While noting that his visit to the Presidential Villa aimed to assure the president that the CBN was taking decisive action to address concerns, Shonubi
expressed confidence that the implemented measures would yield positive results within a few days.
He further stated that the CBN’s main objective is to establish an efficient and reasonable operational environment that minimizes adverse effects on the average Nigerian.
What the CBN is saying
Shonubu explained, “Mr. President is deeply concerned about some occurrences in the foreign exchange market. We discussed how to stabilize and enhance market liquidity, including the parallel market. He’s worried about its impact on regular citizens since many local activities are still linked to parallel market exchange rates.”
“We’ve deliberated, and I’ve shared our efforts to enhance supply. The official market has been relatively stable, with consistent spreads. We believe the changes in the parallel market aren’t solely due to economic supply and demand but are influenced by speculation,” he added.
“Some of the strategies I can’t disclose yet mean that speculators should be cautious. Our actions may lead to substantial losses for them. However, my presence here is about addressing the President’s concerns and assuring him of our actions, which I’ve completely done.”
“I hope this clarifies. We’re taking steps that will significantly impact the market in a few days, which will become evident. Our aim is to create an environment that’s more efficient and reasonable, without negatively affecting the lives of ordinary people.”
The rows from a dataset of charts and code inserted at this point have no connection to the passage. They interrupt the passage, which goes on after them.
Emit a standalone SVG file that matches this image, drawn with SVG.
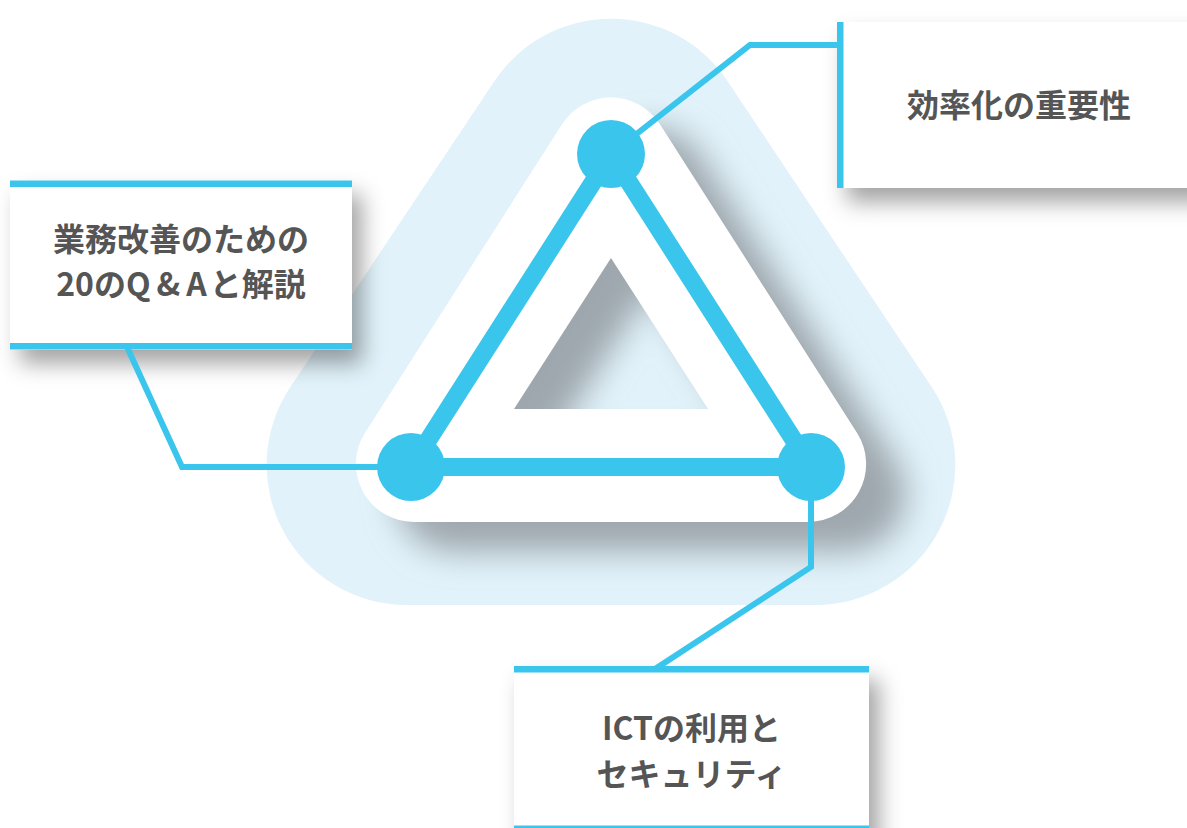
<svg xmlns="http://www.w3.org/2000/svg" width="1187" height="828" viewBox="0 0 1187 828">
  <defs>
    <style>
      .lbl { font-family: "Noto Sans CJK JP", "Noto Sans CJK SC", sans-serif; font-size: 32px; font-weight: 700; fill: #555555; text-anchor: middle; }
      .bar { fill: #3ac5ec; }
      .box { fill: #ffffff; filter: url(#boxShadow); }
      .conn { fill: none; stroke: #3ac5ec; stroke-width: 6; stroke-linejoin: miter; }
      .leg { fill: none; stroke: #3ac5ec; stroke-width: 18; stroke-linejoin: round; }
      .node { fill: #3ac5ec; }
    </style>
    <path id="outerShape" d="M 494.4 81.2 A 140 140 0 0 1 727.6 81.2 L 931.8 387.3 A 140 140 0 0 1 815.3 605 L 406.7 605 A 140 140 0 0 1 290.2 387.3 Z"/>
    <path id="ringShape" fill-rule="evenodd" d="M 562.2 124 A 58 58 0 0 1 659.8 124 L 857.1 432.9 A 58 58 0 0 1 808.3 522 L 413.7 522 A 58 58 0 0 1 364.9 432.9 Z M 611 258 L 514 409 L 708 409 Z"/>
    <clipPath id="outerClip">
      <use href="#outerShape"/>
    </clipPath>
    <filter id="triBlur" x="-30%" y="-30%" width="160%" height="160%">
      <feGaussianBlur stdDeviation="16"/>
    </filter>
    <filter id="boxShadow" x="-20%" y="-30%" width="140%" height="170%">
      <feDropShadow dx="10" dy="14" stdDeviation="11" flood-color="#000000" flood-opacity="0.36"/>
    </filter>
  </defs>

  <g id="background">
    <use href="#outerShape" fill="#e1f2fa"/>
    <g clip-path="url(#outerClip)">
      <use href="#ringShape" fill="#9ea7ad" transform="translate(40,30)" filter="url(#triBlur)"/>
    </g>
    <use href="#ringShape" fill="#ffffff"/>
  </g>

  <g id="triangle">
    <polygon class="leg" points="611,154 411,467 811,467"/>
    <circle id="node-top" class="node" cx="611" cy="154" r="34"/>
    <circle id="node-left" class="node" cx="411" cy="467" r="34"/>
    <circle id="node-right" class="node" cx="811" cy="467" r="34"/>
  </g>

  <g id="box-efficiency">
    <rect class="box" x="837" y="22" width="370" height="166"/>
    <rect class="bar" x="837" y="22" width="6.5" height="166"/>
    <text class="lbl" x="1019" y="117">効率化の重要性</text>
  </g>

  <g id="box-qa">
    <rect class="box" x="10" y="180.5" width="342" height="169"/>
    <rect class="bar" x="10" y="180.5" width="342" height="6.5"/>
    <rect class="bar" x="10" y="343" width="342" height="6.5"/>
    <text class="lbl" x="181" y="251">業務改善のための</text>
    <text class="lbl" x="181" y="296">20の<tspan letter-spacing="6">Q&amp;</tspan><tspan letter-spacing="3">A</tspan>と解説</text>
  </g>

  <g id="box-ict">
    <rect class="box" x="514" y="666" width="355" height="175"/>
    <rect class="bar" x="514" y="666" width="355" height="6.5"/>
    <rect class="bar" x="514" y="825.5" width="355" height="6.5"/>
    <text class="lbl" x="691.5" y="740">ICTの利用と</text>
    <text class="lbl" x="691.5" y="786">セキュリティ</text>
  </g>

  <g id="connectors">
    <polyline class="conn" points="611,154 750,45 840,45"/>
    <polyline class="conn" points="411,467 182,467 127.5,348"/>
    <polyline class="conn" points="811,467 811,567 655,669"/>
  </g>
</svg>
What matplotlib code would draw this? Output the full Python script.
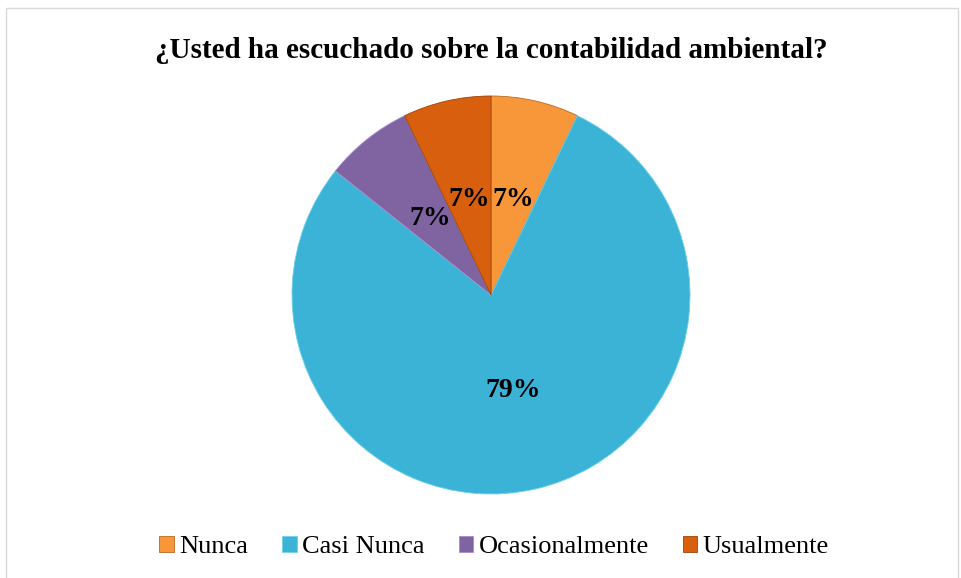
import matplotlib.pyplot as plt
from matplotlib.patches import Rectangle

categorias = ["Nunca", "Casi Nunca", "Ocasionalmente", "Usualmente"]
respuestas = [1, 11, 1, 1]
colores = ["#F7973A", "#3BB3D7", "#8064A2", "#D75F0E"]
titulo = "¿Usted ha escuchado sobre la contabilidad ambiental?"

plt.rcParams["font.family"] = ["Liberation Serif", "DejaVu Serif"]

W, H = 961, 578
fig = plt.figure(figsize=(W / 100, H / 100), dpi=100)

# marco gris del área del gráfico
fig.patches.append(Rectangle((6 / W, -0.01), 952 / W, 1 - 8 / H + 0.01,
                             transform=fig.transFigure, fill=False,
                             edgecolor="#D9D9D9", linewidth=1))

cx, cy, r = 491, 295, 199
ax = fig.add_axes([(cx - r) / W, (H - cy - r) / H, 2 * r / W, 2 * r / H])

wedges, textos, pcts = ax.pie(
    respuestas, colors=colores, startangle=90, counterclock=False,
    autopct=lambda p: f"{p:.0f}%", pctdistance=0.49,
    wedgeprops=dict(edgecolor="#ffffff", linewidth=0.6),
    textprops=dict(fontsize=20, fontweight="bold", color="black"))
for w, c in zip(wedges, ["#B86A20", "#6FD0EA", "#A58BC6", "#9E4409"]):
    w.set_edgecolor(c)
ax.set_xlim(-1, 1)
ax.set_ylim(-1, 1)
ax.set_aspect("equal")

fig.text(cx / W, 1 - 51 / H, titulo, ha="center", va="center",
         fontsize=21, fontweight="bold")

leg = fig.legend(wedges, categorias, loc="center", bbox_to_anchor=(494 / W, 1 - 547 / H),
                 ncol=4, frameon=False, fontsize=19, handlelength=0.55, handleheight=0.55,
                 handletextpad=0.2, columnspacing=1.3)

fig.savefig("out.png", dpi=100)
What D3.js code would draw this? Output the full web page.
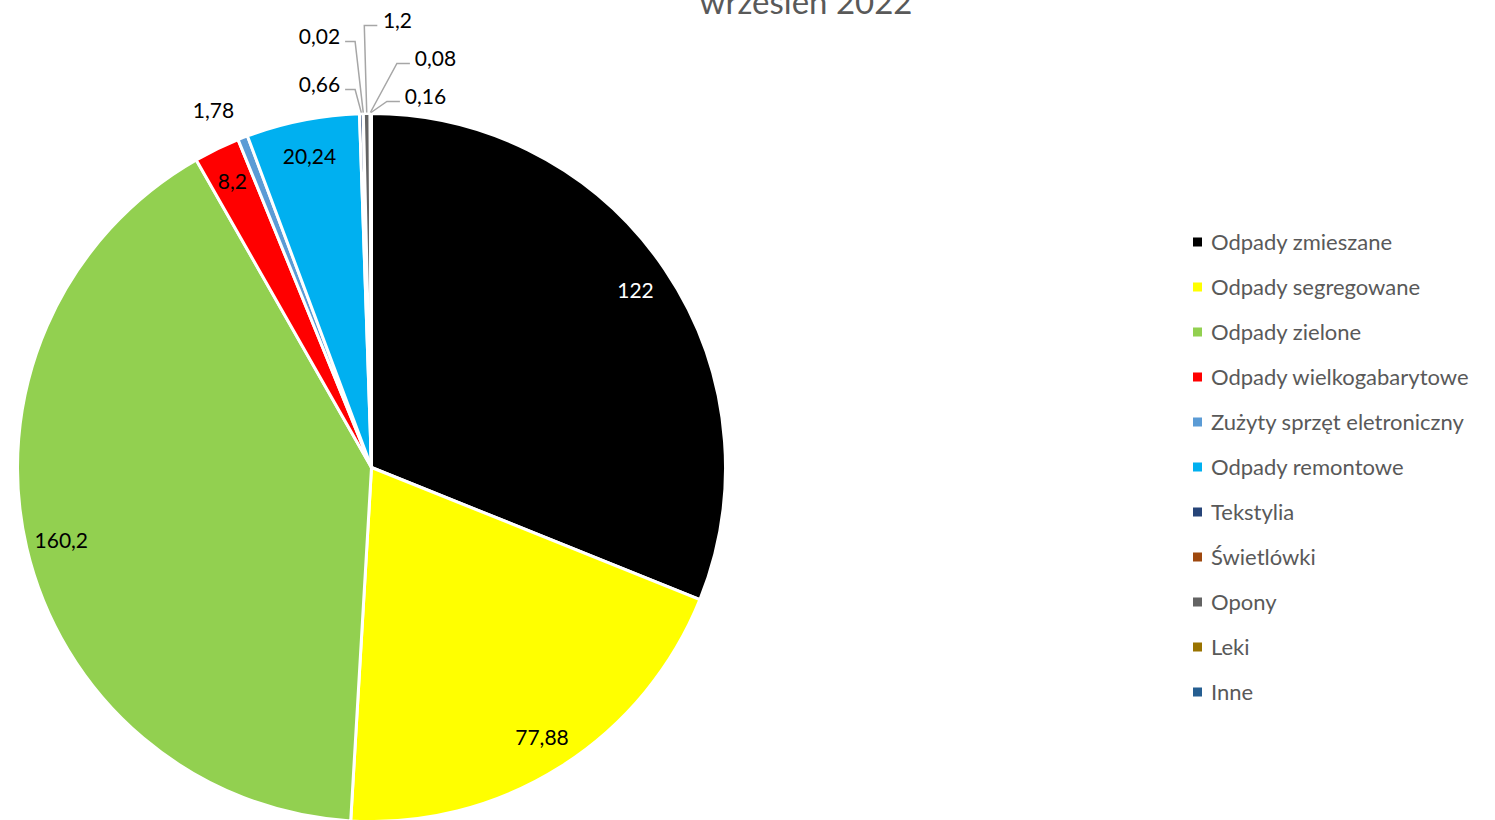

As part of the fresh measures, the CBN issued a circular to authorized dealers, international money transfer operators, and the public.
The circular, signed by CBN’s Director of Trade and Exchange Department, Ozoemena Nnaji, establishes limits on the naira payout exchange rate for Diaspora remittances.
The CBN directed that the naira payment for Diaspora remittances should stay within -2.5% to +2.5% of the previous day’s average rate on the Investors’ and Exporters’ window.
The circular states: “Following the circular dated July 10, 2023, and meetings with banks and IMTOs, the CBN sets an allowable limit of -2.5% to +2.5% of the previous day’s Investors’ and Exporters’ window average rate as the anchor rate for the naira payout option.”
“Thus, banks and International Money Transfer Operators must adhere to these specified limits. Please take note and ensure strict compliance.”